間違ってハッカ飴を口にしてしまった。
お茶請けから適当に手に取り、確認もせず放り込んだのがいけなかった。
独特の、すぅっとした清涼感が口の中に瞬く間に広がって、ようやく自分のやらかしを自覚したのである。
反射的に顔をしかめそうになり、そこで初めて、意外とその風味に抵抗感がないことに気付いた。
……あれだけ苦手だったのに。
きっかけは幼少の頃、病院でもらったか、お婆ちゃんにもらったんだったか。飴と聞いて喜び勇んで口にしたのを覚えている。小学校にも入っていない子供にとって、その風味はとかく刺激が強過ぎた。
以来ずっと苦手意識を持っていたものだから、当然積極的に手を伸ばすことはない。
それが積み重なって十年ほど。いつの間にか、それほど苦手ではなくなっていたらしい。
「どうしました?」
ふとした拍子からそんな思い出に浸っていたら、横から侑が顔を覗き込んでくる。
文化祭が終わったというのもあって、生徒会でやることは一段落し落ち着いている。沙弥香はお花、他の一年役員もきっとのんびりこっちに向かってるんだろう。実際私たちも特にすることなくお茶をしていた。
「ううん、間違ってハッカ飴口にしちゃって」
「苦手なんです?」
「そうだったんだけど、久し振りに食べたら意外とイケるんだなって」
むしろこの清涼感はちょっとクセになりそう。頭まですぅっと冷やしてくれるみたい。ひょっとしたらカフェインばかりに頼らずに済むようになる、かも?
「えー」
私の感想を聞いた侑は、しかし不満そうな声を上げる。
おや、ひょっとして?
「侑、苦手なの?」
ちょっとばかり悪戯心が擽られてからかってみると、すぐに気付いたのか侑はむっと唇を尖らせた。
「別に、苦手ってほどじゃ……」
「それじゃあ、はい」
言質を取ったのでお茶請けの中からハッカ飴を探して渡す。
侑は渋々受け取ったあと、躊躇いを見せながらやがて口の中に入れた。
――途端にしかめっ面になる侑。
「七海先輩……」
「あはは」
別に騙してなんかないのに、「騙したな」とでも言うような目をされて思わず笑いが零れる。
屈託のない笑顔。
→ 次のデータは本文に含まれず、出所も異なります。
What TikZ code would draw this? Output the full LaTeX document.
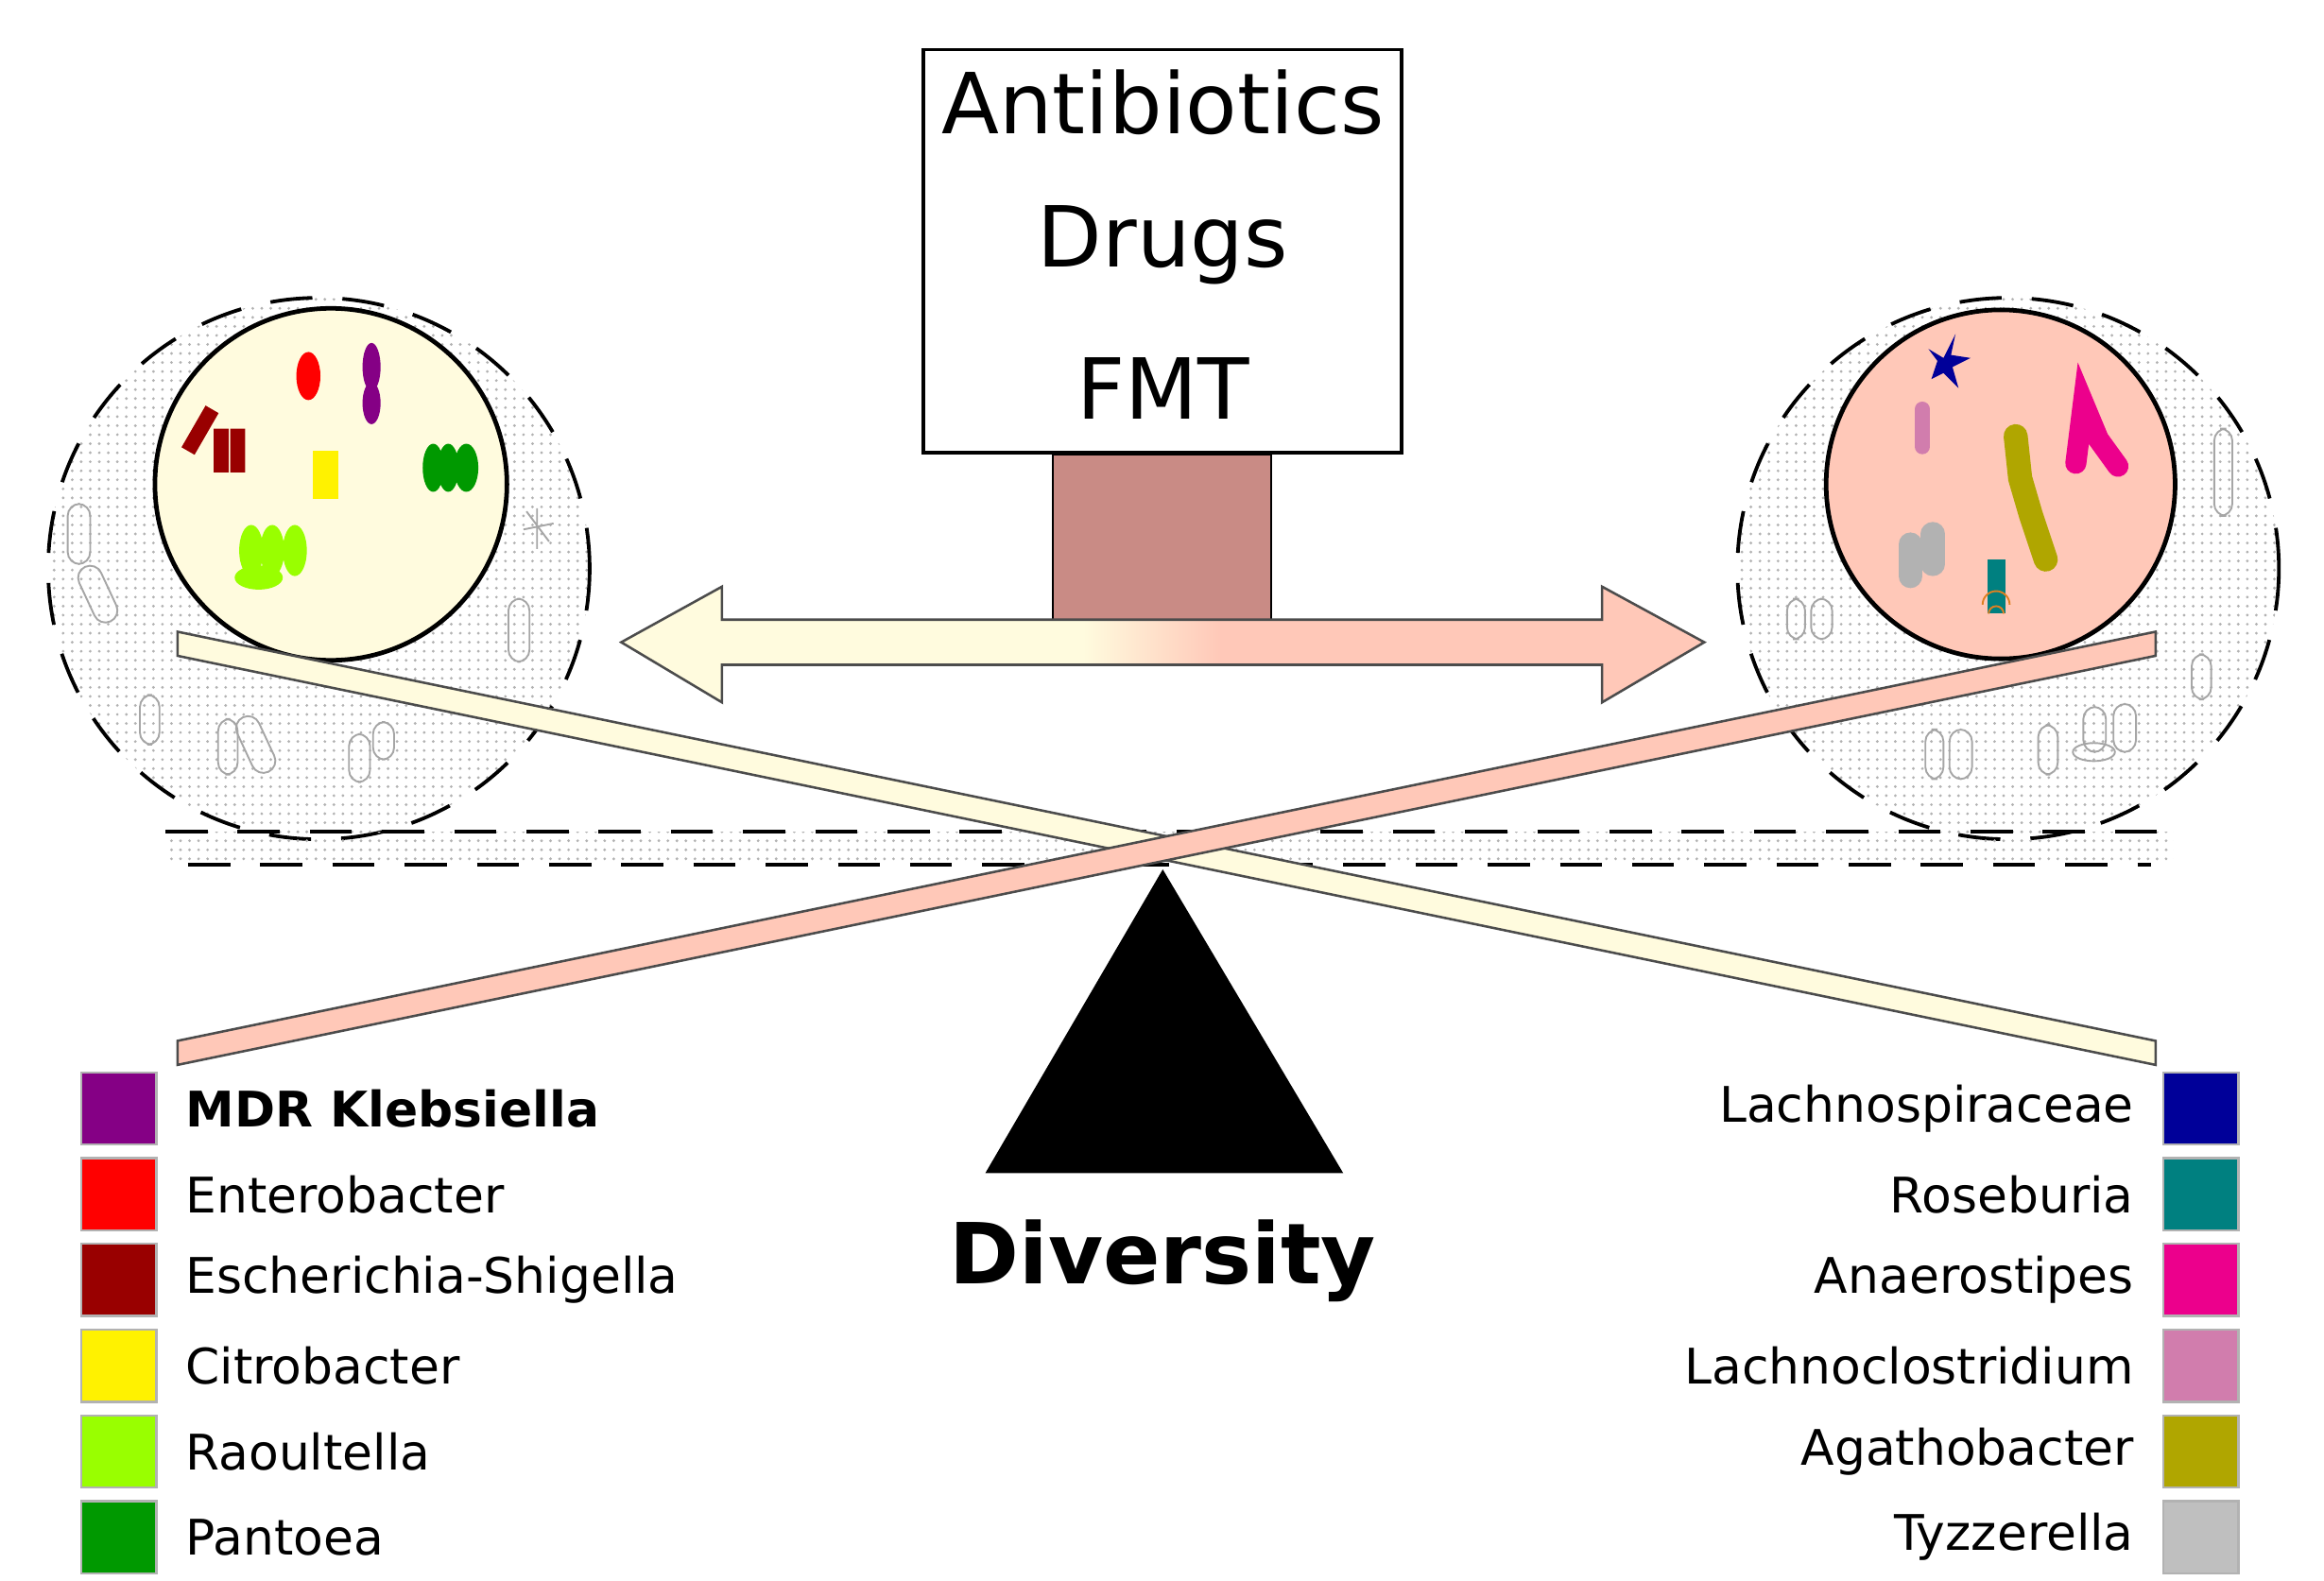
\documentclass[tikz,border=0pt]{standalone}
\usepackage{fontspec}
\setmainfont{DejaVu Sans}
\usetikzlibrary{patterns,positioning,calc}
\definecolor{cream}{RGB}{255,251,222}
\definecolor{salmon}{RGB}{255,200,184}
\definecolor{stem}{RGB}{201,139,133}
\tikzset{every picture/.style={line width=0.75pt}}
\tikzset{
  ring/.style={draw, dash pattern=on 14pt off 10pt, line width=1.2pt, pattern=dots, pattern color=gray!60},
  ghost/.style={draw=gray!70, line width=0.6pt, rounded corners=4pt},
  swatch/.style={draw=gray!60, minimum width=25pt, minimum height=24pt, inner sep=0pt},
  lab/.style={font=\fontsize{16.3}{19}\selectfont, inner sep=1pt},
  bar/.style={draw=black!70, line width=0.8pt},
}
\begin{document}
\begin{tikzpicture}[x=0.5pt,y=0.5pt,yscale=-1,xscale=1]
\useasboundingbox (0,0) rectangle (1545,1051);

%Shape: dotted rings
\path[ring] (212,378) circle (180);
\path[ring] (1335,378) circle (180);
\fill[pattern=dots, pattern color=gray!60] (110,553) rectangle (1445,575);
\draw[dash pattern=on 14pt off 10pt, line width=1.2pt] (110,553) -- (1445,553) (125,575) -- (1430,575);
%Shape: inner circles
\draw[fill=cream, line width=1.5pt] (220,322) circle (117);
\draw[fill=salmon, line width=1.5pt] (1330,322) circle (116);

%Shape: grey cells, left
\draw[ghost] (45,335) rectangle (60,375);
\draw[ghost, rotate around={-25:(65,395)}] (57,375) rectangle (73,415);
\draw[ghost] (93,462) rectangle (106,495);
\draw[ghost] (145,478) rectangle (158,515);
\draw[ghost, rotate around={-25:(170,495)}] (162,475) rectangle (178,515);
\draw[ghost] (232,488) rectangle (246,520);
\draw[ghost] (248,480) rectangle (262,505);
\draw[ghost] (338,398) rectangle (352,440);
\draw[ghost, rounded corners=0] (350,340) -- (365,360) (357,338) -- (357,365) (348,352) -- (368,348);
%Shape: grey cells, right
\draw[ghost] (1472,285) rectangle (1484,343);
\draw[ghost] (1188,398) rectangle (1200,425);
\draw[ghost] (1204,398) rectangle (1218,425);
\draw[ghost] (1457,435) rectangle (1470,465);
\draw[ghost] (1280,485) rectangle (1292,518);
\draw[ghost] (1296,485) rectangle (1311,518);
\draw[ghost] (1355,482) rectangle (1368,515);
\draw[ghost] (1385,470) rectangle (1400,500);
\draw[ghost] (1405,468) rectangle (1420,500);
\draw[ghost] (1392,500) ellipse (14 and 6);

%Shape: coloured cells, left
\fill[red] (205,250) ellipse (8 and 16);
\fill[violet!70!magenta!80!black] (247,244) ellipse (6 and 16) (247,268) ellipse (6 and 14);
\fill[red!60!black, rotate around={30:(133,286)}] (128,270) rectangle (138,302);
\fill[red!60!black] (142,285) rectangle (152,314) (153,285) rectangle (163,314);
\fill[yellow] (208,300) rectangle (225,332);
\fill[green!60!black] (288,311) ellipse (7 and 16) (298,311) ellipse (7 and 16) (310,311) ellipse (8 and 16);
\fill[lime!80!green] (167,366) ellipse (8 and 17) (181,366) ellipse (8 and 17) (196,366) ellipse (8 and 17) (172,384) ellipse (16 and 8);
%Shape: coloured cells, right
\fill[blue!60!black] (1292,238) -- (1300,222) -- (1297,236) -- (1310,238) -- (1298,244) -- (1302,258) -- (1292,248) -- (1284,252) -- (1288,240) -- (1282,232) -- cycle;
\draw[line width=5pt, line cap=round, magenta!40!violet!60] (1278,272) -- (1278,297);
\draw[line width=8pt, line cap=round, olive!70!yellow] (1340,290) -- (1343,318) -- (1350,342) -- (1360,372);
\draw[line width=7pt, line cap=round, magenta] (1380,308) -- (1385,268) -- (1395,292) -- (1408,310);
\draw[line width=8pt, line cap=round, gray!60] (1270,362) -- (1270,383) (1285,355) -- (1285,375);
\draw[line width=6pt, teal] (1327,372) -- (1327,408);
\draw[orange!50!brown, line width=0.6pt] (1318,402) arc (180:360:9) (1322,408) arc (180:360:5);

%Shape: box stem and double arrow
\fill[stem, draw=black] (700,302) rectangle (845,412);
\path[fill=cream] (413,427) -- (480,390) -- (480,412) -- (1065,412) -- (1065,390) -- (1133,427) -- (1065,467) -- (1065,442) -- (480,442) -- (480,467) -- cycle;
\begin{scope}
  \clip (413,427) -- (480,390) -- (480,412) -- (1065,412) -- (1065,390) -- (1133,427) -- (1065,467) -- (1065,442) -- (480,442) -- (480,467) -- cycle;
  \shade[left color=cream, right color=salmon] (720,380) rectangle (812,480);
  \fill[salmon] (811,380) rectangle (1140,480);
\end{scope}
\draw[black!70, line width=0.8pt] (413,427) -- (480,390) -- (480,412) -- (1065,412) -- (1065,390) -- (1133,427) -- (1065,467) -- (1065,442) -- (480,442) -- (480,467) -- cycle;

% Text Node
\node[draw, line width=1.2pt, fill=white, minimum width=159pt, minimum height=134pt, inner sep=0pt] (box) at (773,167) {};
\node[font=\fontsize{28}{32}\selectfont] (antib) at (773,68) {Antibiotics};
\node[font=\fontsize{28}{32}\selectfont] (drugs) at (773,163) {Drugs};
\node[font=\fontsize{28}{32}\selectfont] (fmt) at (773,258) {FMT};

%Shape: seesaw bars
\coordinate (lt) at (118,428);
\coordinate (rb) at (1433,700);
\coordinate (lb) at (118,700);
\coordinate (rt) at (1433,428);
\draw[bar, fill=cream] ($(lt)+(0,-8)$) -- ($(rb)+(0,-8)$) -- ($(rb)+(0,8)$) -- ($(lt)+(0,8)$) -- cycle;
\draw[bar, fill=salmon] ($(lb)+(0,-8)$) -- ($(rt)+(0,-8)$) -- ($(rt)+(0,8)$) -- ($(lb)+(0,8)$) -- cycle;
%Shape: pivot
\fill (773,578) -- (893,780) -- (655,780) -- cycle;
\node[font=\bfseries\fontsize{28}{32}\selectfont] (div) at (773,838) {Diversity};

% Legend
\foreach \name/\col [count=\i from 0] in {MDR Klebsiella/{violet!70!magenta!80!black}, Enterobacter/red, Escherichia-Shigella/{red!60!black}, Citrobacter/yellow, Raoultella/{lime!80!green}, Pantoea/{green!60!black}}{
  \node[swatch, fill=\col] (ls\i) at (79,{737+57*\i}) {};
  \node[lab, anchor=west, right=8pt of ls\i] (ll\i) {\ifnum\i=0 \bfseries\fi\name};
}
\foreach \name/\col [count=\i from 0] in {Lachnospiraceae/{blue!60!black}, Roseburia/teal, Anaerostipes/magenta, Lachnoclostridium/{magenta!40!violet!60}, Agathobacter/{olive!70!yellow}, Tyzzerella/{gray!50}}{
  \node[swatch, fill=\col] (rs\i) at (1463,{737+57*\i}) {};
  \node[lab, anchor=east, left=8pt of rs\i] (rl\i) {\name};
}
\end{tikzpicture}
\end{document}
あれこれ考えたり、あとで思い悩むことのない笑顔。
それがどれだけ久し振りだろう。
全部、侑のおかげだ。
「ほーら、侑」
「いらないですよ、もう」
私がもう一個ハッカ飴を差し向けると、侑はすっかり拗ねてしまった。そんな彼女の変わらない距離感に、私は「えー」とまた笑った。